* Dataset section *
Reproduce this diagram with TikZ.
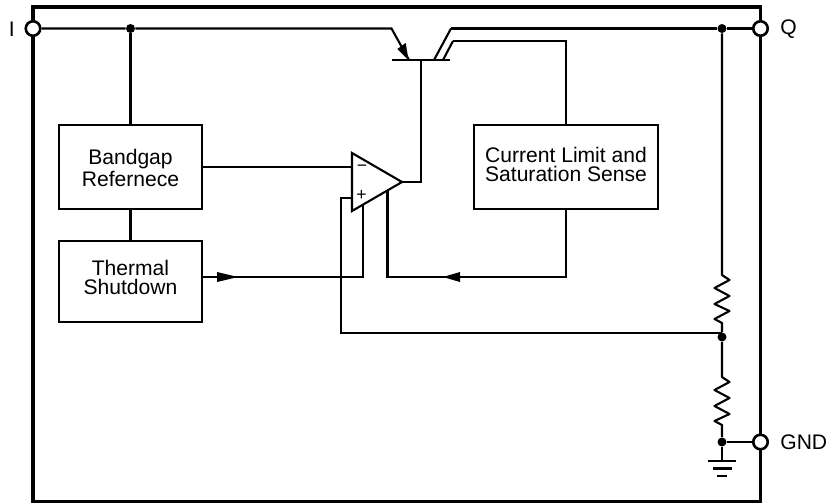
\documentclass[tikz,border=0pt]{standalone}
\usepackage{fontspec}
\setmainfont{Liberation Sans}
\tikzset{
  wire/.style={black, line width=1.2pt},
  frame/.style={black, line width=1.9pt},
  blockbox/.style={draw=black, line width=1.2pt, minimum width=2.86cm, inner sep=0pt},
  blocktext/.style={inner sep=0pt, align=center, font=\fontsize{12}{10.8}\selectfont},
  terminal/.style={circle, draw=black, fill=white, line width=1.5pt, minimum size=0.29cm, inner sep=0pt},
  junction/.style={circle, fill=black, minimum size=0.18cm, inner sep=0pt},
  pinlabel/.style={inner sep=0pt, font=\fontsize{12}{13}\selectfont},
  signlabel/.style={inner sep=0pt, font=\fontsize{10}{11}\selectfont}
}
\begin{document}
\begin{tikzpicture}[x=0.02cm, y=0.02cm]
  \useasboundingbox (0,0) rectangle (829,-504);
  % outer frame and pins
  \draw [frame] (33,-7) rectangle (760.5,-501.5);
  \node [terminal] (I) at (33,-28.5) {};
  \node [terminal] (Q) at (760.5,-28.5) {};
  \node [terminal] (GND) at (760.5,-442) {};
  \node [pinlabel, anchor=east] (Ilabel) at (15,-29) {I};
  \node [pinlabel, anchor=west] (Qlabel) at (780,-29) {Q};
  \node [pinlabel, anchor=west] (GNDlabel) at (780,-442) {GND};
  % blocks
  \node [blockbox, minimum height=1.68cm] (bandgap) at (130.5,-167) {};
  \node [blockbox, minimum height=1.62cm] (thermal) at (130.5,-281.5) {};
  \node [blockbox, minimum width=3.68cm, minimum height=1.68cm] (sense) at (566,-167) {};
  \node [blocktext] (bandgapText) at (130.5,-168) {Bandgap\\Refernece};
  \node [blocktext] (thermalText) at (130.5,-277.5) {Thermal\\Shutdown};
  \node [blocktext] (senseText) at (566,-164) {Current Limit and\\Saturation Sense};
  % amplifier
  \coordinate (opTop) at (352,-153);
  \coordinate (opBot) at (352,-211);
  \coordinate (opOut) at (402,-182);
  \draw [wire, line join=miter] (opTop) -- (opOut) -- (opBot) -- cycle;
  \node [signlabel] (minus) at (362,-168.5) {−};
  \node [signlabel] (plus) at (361.5,-195) {+};
  % transistor
  \coordinate (emTop) at (391.5,-28.5);
  \coordinate (emBase) at (409,-60);
  \coordinate (colTop) at (451,-28.5);
  \coordinate (colBase) at (434,-60);
  \coordinate (senseTop) at (453,-41);
  \coordinate (senseBase) at (443,-60);
  \coordinate (baseL) at (392,-60);
  \coordinate (baseR) at (450,-60);
  \coordinate (baseMid) at (421,-60);
  \draw [wire] (baseL) -- (baseR);
  \draw [wire] (colBase) -- (colTop);
  \draw [wire] (senseBase) -- (senseTop);
  \fill [black] (408.5,-60) -- (397.3,-49) -- (405.7,-43);
  % junctions
  \node [junction] (topDot) at (130.5,-28.5) {};
  \node [junction] (rightDot) at (722,-28.5) {};
  \node [junction] (midDot) at (722,-337) {};
  \node [junction] (gndDot) at (722,-442) {};
  % top rail
  \draw [wire] (I) -- (topDot) -- (emTop) -- (emBase);
  \draw [wire] (colTop) -- (rightDot) -- (Q);
  \draw [wire] (topDot) -- (bandgap.north);
  \draw [wire] (bandgap.south) -- (thermal.north);
  \draw [wire] (bandgap.east) -- (352,-167);
  \draw [wire] (baseMid) -- (421,-182) -- (opOut);
  \draw [wire] (senseTop) -- (566,-41) -- (sense.north);
  % thermal and sense feedback
  \coordinate (thermalOut) at (202,-277);
  \coordinate (senseOut) at (566,-209);
  \draw [wire] (thermalOut) -- (363,-277) -- (363,-205);
  \fill [black] (238,-277) -- (217,-272) -- (217,-282);
  \draw [wire] (senseOut) -- (566,-277) -- (387.5,-277) -- (387.5,-191);
  \fill [black] (443,-277) -- (460,-272) -- (460,-282);
  % divider
  \draw [wire, line join=round] (rightDot) -- (722,-275) -- ++(7.5,-5) -- ++(-15,-8) -- ++(15,-8) -- ++(-15,-8) -- ++(15,-7) -- ++(-15,-8) -- (722,-323) -- (midDot);
  \draw [wire, line join=round] (midDot) -- (722,-377) -- ++(7.5,-5) -- ++(-15,-8) -- ++(15,-8) -- ++(-15,-8) -- ++(15,-8) -- ++(-15,-7) -- (722,-425) -- (gndDot);
  \draw [wire] (352,-198) -- (341,-198) -- (341,-333) -- (722,-333);
  \draw [wire] (gndDot) -- (GND);
  % ground
  \draw [wire] (gndDot) -- (722,-461);
  \draw [wire] (707.5,-461) -- (736,-461);
  \draw [wire] (713,-468.5) -- (732,-468.5);
  \draw [wire] (717,-476) -- (727,-476);
\end{tikzpicture}
\end{document}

* Stated goal *
Repeat all of the data above word for word, minus the pictures.

* Expected answer *
Reproduce this diagram with TikZ.
\documentclass[tikz,border=0pt]{standalone}
\usepackage{fontspec}
\setmainfont{Liberation Sans}
\tikzset{
  wire/.style={black, line width=1.2pt},
  frame/.style={black, line width=1.9pt},
  blockbox/.style={draw=black, line width=1.2pt, minimum width=2.86cm, inner sep=0pt},
  blocktext/.style={inner sep=0pt, align=center, font=\fontsize{12}{10.8}\selectfont},
  terminal/.style={circle, draw=black, fill=white, line width=1.5pt, minimum size=0.29cm, inner sep=0pt},
  junction/.style={circle, fill=black, minimum size=0.18cm, inner sep=0pt},
  pinlabel/.style={inner sep=0pt, font=\fontsize{12}{13}\selectfont},
  signlabel/.style={inner sep=0pt, font=\fontsize{10}{11}\selectfont}
}
\begin{document}
\begin{tikzpicture}[x=0.02cm, y=0.02cm]
  \useasboundingbox (0,0) rectangle (829,-504);
  % outer frame and pins
  \draw [frame] (33,-7) rectangle (760.5,-501.5);
  \node [terminal] (I) at (33,-28.5) {};
  \node [terminal] (Q) at (760.5,-28.5) {};
  \node [terminal] (GND) at (760.5,-442) {};
  \node [pinlabel, anchor=east] (Ilabel) at (15,-29) {I};
  \node [pinlabel, anchor=west] (Qlabel) at (780,-29) {Q};
  \node [pinlabel, anchor=west] (GNDlabel) at (780,-442) {GND};
  % blocks
  \node [blockbox, minimum height=1.68cm] (bandgap) at (130.5,-167) {};
  \node [blockbox, minimum height=1.62cm] (thermal) at (130.5,-281.5) {};
  \node [blockbox, minimum width=3.68cm, minimum height=1.68cm] (sense) at (566,-167) {};
  \node [blocktext] (bandgapText) at (130.5,-168) {Bandgap\\Refernece};
  \node [blocktext] (thermalText) at (130.5,-277.5) {Thermal\\Shutdown};
  \node [blocktext] (senseText) at (566,-164) {Current Limit and\\Saturation Sense};
  % amplifier
  \coordinate (opTop) at (352,-153);
  \coordinate (opBot) at (352,-211);
  \coordinate (opOut) at (402,-182);
  \draw [wire, line join=miter] (opTop) -- (opOut) -- (opBot) -- cycle;
  \node [signlabel] (minus) at (362,-168.5) {−};
  \node [signlabel] (plus) at (361.5,-195) {+};
  % transistor
  \coordinate (emTop) at (391.5,-28.5);
  \coordinate (emBase) at (409,-60);
  \coordinate (colTop) at (451,-28.5);
  \coordinate (colBase) at (434,-60);
  \coordinate (senseTop) at (453,-41);
  \coordinate (senseBase) at (443,-60);
  \coordinate (baseL) at (392,-60);
  \coordinate (baseR) at (450,-60);
  \coordinate (baseMid) at (421,-60);
  \draw [wire] (baseL) -- (baseR);
  \draw [wire] (colBase) -- (colTop);
  \draw [wire] (senseBase) -- (senseTop);
  \fill [black] (408.5,-60) -- (397.3,-49) -- (405.7,-43);
  % junctions
  \node [junction] (topDot) at (130.5,-28.5) {};
  \node [junction] (rightDot) at (722,-28.5) {};
  \node [junction] (midDot) at (722,-337) {};
  \node [junction] (gndDot) at (722,-442) {};
  % top rail
  \draw [wire] (I) -- (topDot) -- (emTop) -- (emBase);
  \draw [wire] (colTop) -- (rightDot) -- (Q);
  \draw [wire] (topDot) -- (bandgap.north);
  \draw [wire] (bandgap.south) -- (thermal.north);
  \draw [wire] (bandgap.east) -- (352,-167);
  \draw [wire] (baseMid) -- (421,-182) -- (opOut);
  \draw [wire] (senseTop) -- (566,-41) -- (sense.north);
  % thermal and sense feedback
  \coordinate (thermalOut) at (202,-277);
  \coordinate (senseOut) at (566,-209);
  \draw [wire] (thermalOut) -- (363,-277) -- (363,-205);
  \fill [black] (238,-277) -- (217,-272) -- (217,-282);
  \draw [wire] (senseOut) -- (566,-277) -- (387.5,-277) -- (387.5,-191);
  \fill [black] (443,-277) -- (460,-272) -- (460,-282);
  % divider
  \draw [wire, line join=round] (rightDot) -- (722,-275) -- ++(7.5,-5) -- ++(-15,-8) -- ++(15,-8) -- ++(-15,-8) -- ++(15,-7) -- ++(-15,-8) -- (722,-323) -- (midDot);
  \draw [wire, line join=round] (midDot) -- (722,-377) -- ++(7.5,-5) -- ++(-15,-8) -- ++(15,-8) -- ++(-15,-8) -- ++(15,-8) -- ++(-15,-7) -- (722,-425) -- (gndDot);
  \draw [wire] (352,-198) -- (341,-198) -- (341,-333) -- (722,-333);
  \draw [wire] (gndDot) -- (GND);
  % ground
  \draw [wire] (gndDot) -- (722,-461);
  \draw [wire] (707.5,-461) -- (736,-461);
  \draw [wire] (713,-468.5) -- (732,-468.5);
  \draw [wire] (717,-476) -- (727,-476);
\end{tikzpicture}
\end{document}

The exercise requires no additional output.